### Given problem
Reproduce the listing exactly and skip over any pictures.
--- begin Data shown ---
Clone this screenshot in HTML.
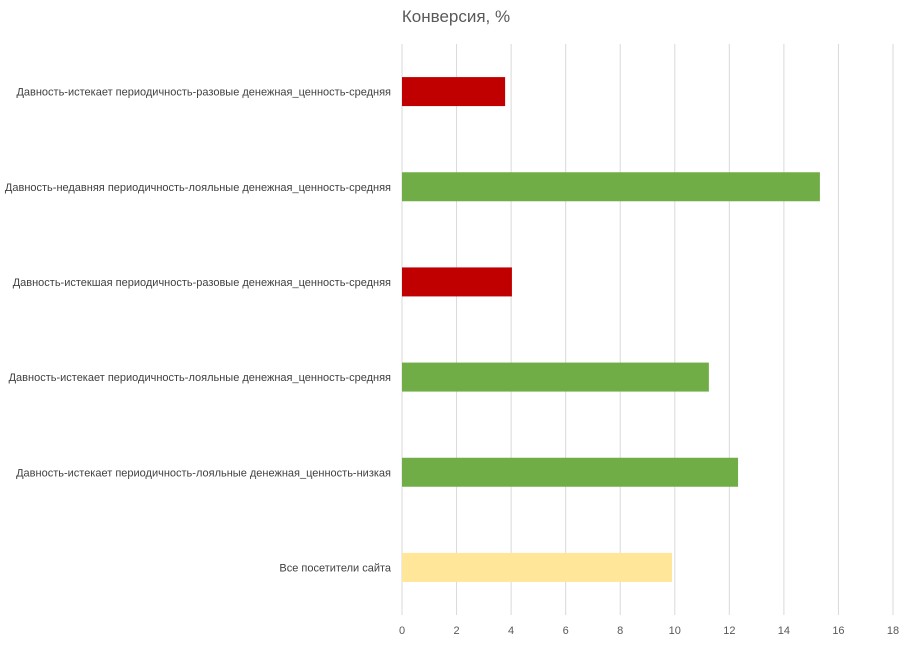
<!DOCTYPE html>
<html><head><meta charset="utf-8">
<style>
body{margin:0;background:#fff;width:911px;height:642px;overflow:hidden;font-family:"Liberation Sans","DejaVu Sans",sans-serif}
</style></head>
<body>
<svg id="chart" width="911" height="642" xmlns="http://www.w3.org/2000/svg">
<text x="456" y="22" text-anchor="middle" font-size="17" fill="#595959" font-family="Liberation Sans, sans-serif">Конверсия, %</text>
<g id="grid"></g><g id="bars"></g><g id="ylabels"></g><g id="xticks"></g>
</svg>
<script>
const categories=["Давность-истекает периодичность-разовые денежная_ценность-средняя","Давность-недавняя периодичность-лояльные денежная_ценность-средняя","Давность-истекшая периодичность-разовые денежная_ценность-средняя","Давность-истекает периодичность-лояльные денежная_ценность-средняя","Давность-истекает периодичность-лояльные денежная_ценность-низкая","Все посетители сайта"];
const values=[3.78,15.32,4.03,11.25,12.32,9.9];
const colors=["#c00000","#70ad47","#c00000","#70ad47","#70ad47","#ffe699"];
const tickLabels=[0,2,4,6,8,10,12,14,16,18];
const NS="http://www.w3.org/2000/svg";
const x0=402,x1=893,xmax=18,plotTop=44,plotBottom=615;
const xs=v=>x0+(x1-x0)*v/xmax;
const band=(plotBottom-plotTop)/categories.length;
const yc=i=>plotTop+band*(i+0.5);
function mk(t,a,p){const e=document.createElementNS(NS,t);for(const k in a)e.setAttribute(k,a[k]);p.appendChild(e);return e;}
const g=document.getElementById('grid'),b=document.getElementById('bars'),yl=document.getElementById('ylabels'),xt=document.getElementById('xticks');
tickLabels.forEach(t=>{
 const l=mk('line',{x1:xs(t),x2:xs(t),y1:plotTop,y2:plotBottom,stroke:'#d9d9d9','stroke-width':1},g);
 
 
 const tx=mk('text',{x:xs(t),y:634,'text-anchor':'middle','font-size':11,fill:'#595959'},xt);
 tx.textContent=t;
 
 
});
categories.forEach((c,i)=>{
 const r=mk('rect',{x:x0,y:yc(i)-14.5,width:xs(values[i])-x0,height:29,fill:colors[i]},b);
 
 
 const tx=mk('text',{x:391,y:yc(i)+4,'text-anchor':'end','font-size':11,fill:'#404040'},yl);
 tx.textContent=c;
 
 
});
</script>
</body></html>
--- end Data shown ---
### Finished exercise
Clone this screenshot in HTML.
<!DOCTYPE html>
<html><head><meta charset="utf-8">
<style>
body{margin:0;background:#fff;width:911px;height:642px;overflow:hidden;font-family:"Liberation Sans","DejaVu Sans",sans-serif}
</style></head>
<body>
<svg id="chart" width="911" height="642" xmlns="http://www.w3.org/2000/svg">
<text x="456" y="22" text-anchor="middle" font-size="17" fill="#595959" font-family="Liberation Sans, sans-serif">Конверсия, %</text>
<g id="grid"></g><g id="bars"></g><g id="ylabels"></g><g id="xticks"></g>
</svg>
<script>
const categories=["Давность-истекает периодичность-разовые денежная_ценность-средняя","Давность-недавняя периодичность-лояльные денежная_ценность-средняя","Давность-истекшая периодичность-разовые денежная_ценность-средняя","Давность-истекает периодичность-лояльные денежная_ценность-средняя","Давность-истекает периодичность-лояльные денежная_ценность-низкая","Все посетители сайта"];
const values=[3.78,15.32,4.03,11.25,12.32,9.9];
const colors=["#c00000","#70ad47","#c00000","#70ad47","#70ad47","#ffe699"];
const tickLabels=[0,2,4,6,8,10,12,14,16,18];
const NS="http://www.w3.org/2000/svg";
const x0=402,x1=893,xmax=18,plotTop=44,plotBottom=615;
const xs=v=>x0+(x1-x0)*v/xmax;
const band=(plotBottom-plotTop)/categories.length;
const yc=i=>plotTop+band*(i+0.5);
function mk(t,a,p){const e=document.createElementNS(NS,t);for(const k in a)e.setAttribute(k,a[k]);p.appendChild(e);return e;}
const g=document.getElementById('grid'),b=document.getElementById('bars'),yl=document.getElementById('ylabels'),xt=document.getElementById('xticks');
tickLabels.forEach(t=>{
 const l=mk('line',{x1:xs(t),x2:xs(t),y1:plotTop,y2:plotBottom,stroke:'#d9d9d9','stroke-width':1},g);
 
 
 const tx=mk('text',{x:xs(t),y:634,'text-anchor':'middle','font-size':11,fill:'#595959'},xt);
 tx.textContent=t;
 
 
});
categories.forEach((c,i)=>{
 const r=mk('rect',{x:x0,y:yc(i)-14.5,width:xs(values[i])-x0,height:29,fill:colors[i]},b);
 
 
 const tx=mk('text',{x:391,y:yc(i)+4,'text-anchor':'end','font-size':11,fill:'#404040'},yl);
 tx.textContent=c;
 
 
});
</script>
</body></html>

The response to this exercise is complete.